Provincial revenues are projected to fall in 2023/24 as global growth moderates and commodity prices retreat from super-charged levels. Government expenditures, however, continue rising resulting in projected deficits over the three-year fiscal plan.
Last fiscal year the government benefited from a $14.1 billion upside revenue surprise, allowing the government to post a surplus instead of a large deficit while also boosting spending in fiscal 2022/23. Although the Budget anticipates a modest rise in spending, the plan follows the strongest three-year rise in provincial expenditures in three decades.

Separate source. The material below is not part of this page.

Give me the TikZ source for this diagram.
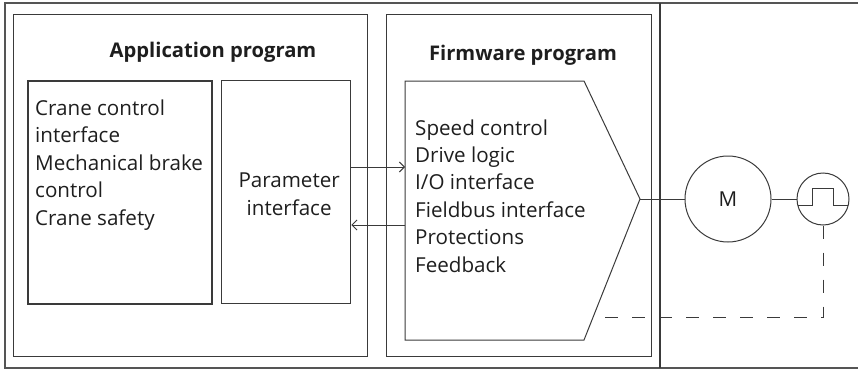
\documentclass[tikz,border=0pt]{standalone}
\usepackage{fontspec}
\setmainfont{Open Sans}
\usetikzlibrary{arrows.meta,positioning}
\definecolor{dgInk}{HTML}{1E1E1E}
\definecolor{dgLine}{HTML}{3A3A3A}
\definecolor{dgFrame}{HTML}{555555}
\tikzset{
  dg diagram/.style={font=\fontsize{20.6}{27.4}\selectfont, text=dgInk,
    line join=miter},
  dg box/.style={draw=dgLine, line width=1.3pt, inner sep=0pt,
    anchor=north west},
  dg title/.style={font=\fontsize{20.2}{24}\selectfont\bfseries, anchor=base},
  dg text/.style={anchor=base west, inner sep=0pt},
  dg link/.style={-{Straight Barb[length=5pt,width=10pt]}, draw=dgLine,
    line width=1pt},
  dg wire/.style={draw=dgLine, line width=1pt},
  dg feedback/.style={dg wire, dash pattern=on 13pt off 14pt}
}
\begin{document}
\begin{tikzpicture}[dg diagram,x=1pt,y=-1pt]
\useasboundingbox (0,0) rectangle (858,369);
% frame and divider
\draw[draw=dgFrame, line width=1.3pt] (858,3) -- (5,3) -- (5,368) -- (858,368);
\coordinate (div-top) at (660,3);
\coordinate (div-bot) at (660,368);
\draw[dg wire, line width=1.2pt] (div-top) -- (div-bot);
% application program
\node[dg box, minimum width=354, minimum height=342] (app) at (13,14) {};
\node[dg title] (app-title) at (213,57) {Application program};
\node[dg box, line width=2pt, minimum width=184, minimum height=223] (crane) at (27,80) {};
\foreach \txt [count=\i] in {Crane control,interface,Mechanical brake,control,Crane safety}
  \node[dg text] (crane-\i) at (35,{115+27.5*(\i-1)}) {\txt};
\node[dg box, minimum width=129, minimum height=223] (param) at (221,80) {};
\node[align=center, inner sep=0pt] (param-txt) at ([xshift=3pt,yshift=-2pt]param.center) {Parameter\\interface};
% firmware program
\node[dg box, minimum width=265, minimum height=342] (fw) at (386,14) {};
\node[dg title] (fw-title) at (523,60) {Firmware program};
\coordinate (fw-nw) at (405,81);
\coordinate (fw-ne) at (584,81);
\coordinate (fw-tip) at (640,199);
\coordinate (fw-se) at (584,340);
\coordinate (fw-sw) at (405,340);
\draw[dg wire] (fw-nw) -- (fw-ne) -- (fw-tip) -- (fw-se) -- (fw-sw) -- cycle;
\foreach \txt [count=\i] in {Speed control,Drive logic,I/O interface,Fieldbus interface,Protections,Feedback}
  \node[dg text] (fw-\i) at (415,{135+27.4*(\i-1)}) {\txt};
\coordinate (fw-in) at (405,167);
\coordinate (fw-out) at (405,225);
\draw[dg link] (param.east |- fw-in) -- (fw-in);
\draw[dg link] (fw-out) -- (param.east |- fw-out);
% motor and encoder
\node[circle, dg wire, minimum size=86, inner sep=0pt] (motor) at (728,199) {M};
\node[circle, dg wire, minimum size=52, inner sep=0pt] (enc) at (823,199) {};
\draw[dg wire] (fw-tip) -- (motor);
\draw[dg wire] (motor) -- (enc);
\draw[dg wire] ([shift={(-25.3,6)}]enc.center) -- ++(14.3,0) -- ++(0,-17)
  -- ++(21,0) -- ++(0,17) -- ++(15.3,0);
\coordinate (fb-end) at (593,317);
\draw[dg feedback] (enc.south) -- (enc.south |- fb-end) -- (fb-end);
\end{tikzpicture}
\end{document}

With the economy operating beyond capacity and overheating, the B.C. government has introduced a fiscally stimulative Budget that spends near-term windfall revenues and proposes an operating deficit of $4.2 billion (equal to 1.1% of GDP). We do not believe such stimulus is either warranted or wise in present circumstances. The Budget adds to unwanted inflationary pressures and thus pulls in the opposite direction to the Bank of Canada.
Budget 2023 announced the government’s plan to reform provincial carbon pricing. In addition to increasing the tax by $15/tonne, the government plans to move to adopt an output-based pricing system (OBPS) for large industrial operations in the province, which will likely be like the system previously implemented by the Government of Canada. Details are forthcoming but the Business Council expects the new system will exempt large industrial emitters from the carbon tax and they will instead be subject to a made-in-B.C. output-based pricing system.
Apart from the carbon tax, the Budget contained no measures directed at attracting investment or bolstering per capita economic growth.